What is needed:
Repeat exactly and only the lines from the line containing "What TikZ code" through the line containing "(0,0) rectangle (571,436);", both included.

[Source data]
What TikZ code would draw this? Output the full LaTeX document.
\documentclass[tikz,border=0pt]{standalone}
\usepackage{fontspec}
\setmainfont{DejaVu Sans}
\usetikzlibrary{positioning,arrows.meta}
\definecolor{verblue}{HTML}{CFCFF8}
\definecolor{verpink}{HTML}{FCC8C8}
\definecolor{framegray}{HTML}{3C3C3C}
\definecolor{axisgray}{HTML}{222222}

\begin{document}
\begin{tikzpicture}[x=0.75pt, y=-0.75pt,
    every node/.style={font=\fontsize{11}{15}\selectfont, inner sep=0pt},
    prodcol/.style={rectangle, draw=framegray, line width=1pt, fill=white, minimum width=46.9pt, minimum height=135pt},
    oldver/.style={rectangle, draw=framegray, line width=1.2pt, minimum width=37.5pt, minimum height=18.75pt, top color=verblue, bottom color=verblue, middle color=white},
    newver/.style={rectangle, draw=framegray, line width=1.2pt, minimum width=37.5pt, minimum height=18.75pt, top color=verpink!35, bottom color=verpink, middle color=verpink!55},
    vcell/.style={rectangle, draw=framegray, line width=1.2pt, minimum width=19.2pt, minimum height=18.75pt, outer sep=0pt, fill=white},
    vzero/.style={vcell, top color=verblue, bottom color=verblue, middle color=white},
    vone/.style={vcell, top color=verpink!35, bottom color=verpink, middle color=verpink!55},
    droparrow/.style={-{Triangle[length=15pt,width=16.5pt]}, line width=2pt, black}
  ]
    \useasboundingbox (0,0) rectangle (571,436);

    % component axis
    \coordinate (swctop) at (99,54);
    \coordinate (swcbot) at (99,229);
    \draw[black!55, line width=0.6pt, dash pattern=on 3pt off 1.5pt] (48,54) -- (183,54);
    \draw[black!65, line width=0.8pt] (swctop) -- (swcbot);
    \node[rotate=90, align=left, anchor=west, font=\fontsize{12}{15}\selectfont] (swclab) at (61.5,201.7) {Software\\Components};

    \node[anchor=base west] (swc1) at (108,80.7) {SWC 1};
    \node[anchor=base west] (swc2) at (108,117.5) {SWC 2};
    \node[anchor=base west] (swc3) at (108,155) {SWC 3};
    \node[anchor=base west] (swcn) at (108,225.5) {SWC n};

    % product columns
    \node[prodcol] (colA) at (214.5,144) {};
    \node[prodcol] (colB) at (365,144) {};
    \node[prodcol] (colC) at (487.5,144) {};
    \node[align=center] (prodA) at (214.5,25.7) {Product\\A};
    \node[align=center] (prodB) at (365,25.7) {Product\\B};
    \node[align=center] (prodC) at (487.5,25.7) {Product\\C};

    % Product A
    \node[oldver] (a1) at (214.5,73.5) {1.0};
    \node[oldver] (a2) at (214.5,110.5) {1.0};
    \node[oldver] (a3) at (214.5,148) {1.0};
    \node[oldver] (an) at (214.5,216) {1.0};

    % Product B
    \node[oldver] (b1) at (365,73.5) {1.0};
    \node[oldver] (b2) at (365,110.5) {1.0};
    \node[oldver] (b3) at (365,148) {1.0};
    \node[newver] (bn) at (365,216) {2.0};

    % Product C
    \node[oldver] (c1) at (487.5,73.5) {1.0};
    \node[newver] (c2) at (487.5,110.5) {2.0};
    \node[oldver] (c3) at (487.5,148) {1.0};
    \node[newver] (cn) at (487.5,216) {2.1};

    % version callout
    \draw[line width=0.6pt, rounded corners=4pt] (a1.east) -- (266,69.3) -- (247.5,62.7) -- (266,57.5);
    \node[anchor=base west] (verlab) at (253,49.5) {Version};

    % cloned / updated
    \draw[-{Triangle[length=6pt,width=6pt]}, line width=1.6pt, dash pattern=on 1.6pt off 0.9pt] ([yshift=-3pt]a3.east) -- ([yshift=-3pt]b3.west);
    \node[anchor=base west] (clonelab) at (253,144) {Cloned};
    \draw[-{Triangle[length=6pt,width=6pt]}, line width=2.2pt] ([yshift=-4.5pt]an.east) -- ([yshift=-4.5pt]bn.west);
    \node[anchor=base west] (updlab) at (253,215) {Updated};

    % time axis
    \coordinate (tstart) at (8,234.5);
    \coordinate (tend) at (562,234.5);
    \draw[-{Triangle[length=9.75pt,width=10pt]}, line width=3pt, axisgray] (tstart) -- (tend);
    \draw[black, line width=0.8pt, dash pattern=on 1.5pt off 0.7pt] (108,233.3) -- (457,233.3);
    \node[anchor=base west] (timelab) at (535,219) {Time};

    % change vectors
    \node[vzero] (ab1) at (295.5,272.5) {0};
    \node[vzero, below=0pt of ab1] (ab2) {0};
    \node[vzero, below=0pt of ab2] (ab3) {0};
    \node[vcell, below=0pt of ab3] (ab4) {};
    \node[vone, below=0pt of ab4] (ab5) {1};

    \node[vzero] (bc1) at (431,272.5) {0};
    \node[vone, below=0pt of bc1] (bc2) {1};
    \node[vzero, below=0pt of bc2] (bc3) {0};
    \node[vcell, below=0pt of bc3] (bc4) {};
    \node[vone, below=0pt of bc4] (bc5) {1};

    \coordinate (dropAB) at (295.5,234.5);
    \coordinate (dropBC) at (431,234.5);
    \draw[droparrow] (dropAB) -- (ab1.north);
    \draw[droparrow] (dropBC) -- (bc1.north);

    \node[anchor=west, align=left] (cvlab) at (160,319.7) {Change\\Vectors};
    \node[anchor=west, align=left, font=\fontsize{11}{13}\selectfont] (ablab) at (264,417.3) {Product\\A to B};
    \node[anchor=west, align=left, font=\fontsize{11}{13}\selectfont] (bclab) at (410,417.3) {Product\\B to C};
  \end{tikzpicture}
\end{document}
...
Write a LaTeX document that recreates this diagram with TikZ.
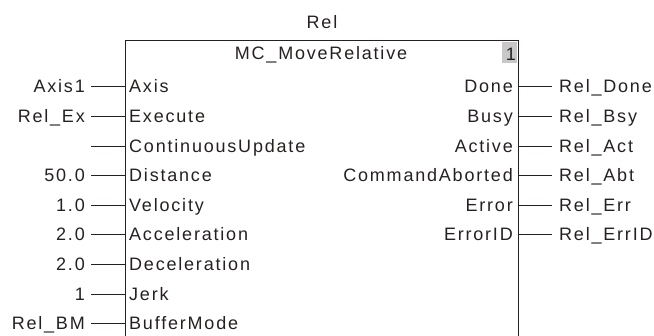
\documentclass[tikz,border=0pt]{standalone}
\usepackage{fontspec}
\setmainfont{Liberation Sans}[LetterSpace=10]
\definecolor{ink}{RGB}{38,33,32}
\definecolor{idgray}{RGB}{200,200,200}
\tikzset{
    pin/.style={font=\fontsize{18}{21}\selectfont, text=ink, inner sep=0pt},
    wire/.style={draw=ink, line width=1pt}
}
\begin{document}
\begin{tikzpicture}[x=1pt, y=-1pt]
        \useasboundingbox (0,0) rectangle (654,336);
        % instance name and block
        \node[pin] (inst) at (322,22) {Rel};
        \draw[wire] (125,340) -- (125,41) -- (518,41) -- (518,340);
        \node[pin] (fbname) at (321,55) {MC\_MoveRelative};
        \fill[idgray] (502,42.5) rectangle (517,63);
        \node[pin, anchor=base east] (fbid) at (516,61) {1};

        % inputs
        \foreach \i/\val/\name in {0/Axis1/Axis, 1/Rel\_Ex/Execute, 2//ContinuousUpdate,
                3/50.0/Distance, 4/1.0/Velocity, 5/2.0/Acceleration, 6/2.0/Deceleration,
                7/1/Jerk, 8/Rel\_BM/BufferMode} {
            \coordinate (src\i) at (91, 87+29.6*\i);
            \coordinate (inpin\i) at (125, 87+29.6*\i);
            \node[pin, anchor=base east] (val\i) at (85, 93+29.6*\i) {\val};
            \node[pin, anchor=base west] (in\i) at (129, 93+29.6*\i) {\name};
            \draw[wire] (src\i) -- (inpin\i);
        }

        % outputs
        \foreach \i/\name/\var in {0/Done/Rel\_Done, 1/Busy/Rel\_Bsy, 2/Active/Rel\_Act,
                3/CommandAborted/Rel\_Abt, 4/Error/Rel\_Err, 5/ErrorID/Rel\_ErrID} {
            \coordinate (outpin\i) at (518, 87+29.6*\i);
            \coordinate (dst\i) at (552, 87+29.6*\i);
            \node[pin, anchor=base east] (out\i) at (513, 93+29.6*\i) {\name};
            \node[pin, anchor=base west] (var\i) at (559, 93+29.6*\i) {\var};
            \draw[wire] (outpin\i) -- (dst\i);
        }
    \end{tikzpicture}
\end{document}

The response:
What TikZ code would draw this? Output the full LaTeX document.
\documentclass[tikz,border=0pt]{standalone}
\usepackage{fontspec}
\setmainfont{DejaVu Sans}
\usetikzlibrary{positioning,arrows.meta}
\definecolor{verblue}{HTML}{CFCFF8}
\definecolor{verpink}{HTML}{FCC8C8}
\definecolor{framegray}{HTML}{3C3C3C}
\definecolor{axisgray}{HTML}{222222}

\begin{document}
\begin{tikzpicture}[x=0.75pt, y=-0.75pt,
    every node/.style={font=\fontsize{11}{15}\selectfont, inner sep=0pt},
    prodcol/.style={rectangle, draw=framegray, line width=1pt, fill=white, minimum width=46.9pt, minimum height=135pt},
    oldver/.style={rectangle, draw=framegray, line width=1.2pt, minimum width=37.5pt, minimum height=18.75pt, top color=verblue, bottom color=verblue, middle color=white},
    newver/.style={rectangle, draw=framegray, line width=1.2pt, minimum width=37.5pt, minimum height=18.75pt, top color=verpink!35, bottom color=verpink, middle color=verpink!55},
    vcell/.style={rectangle, draw=framegray, line width=1.2pt, minimum width=19.2pt, minimum height=18.75pt, outer sep=0pt, fill=white},
    vzero/.style={vcell, top color=verblue, bottom color=verblue, middle color=white},
    vone/.style={vcell, top color=verpink!35, bottom color=verpink, middle color=verpink!55},
    droparrow/.style={-{Triangle[length=15pt,width=16.5pt]}, line width=2pt, black}
  ]
    \useasboundingbox (0,0) rectangle (571,436);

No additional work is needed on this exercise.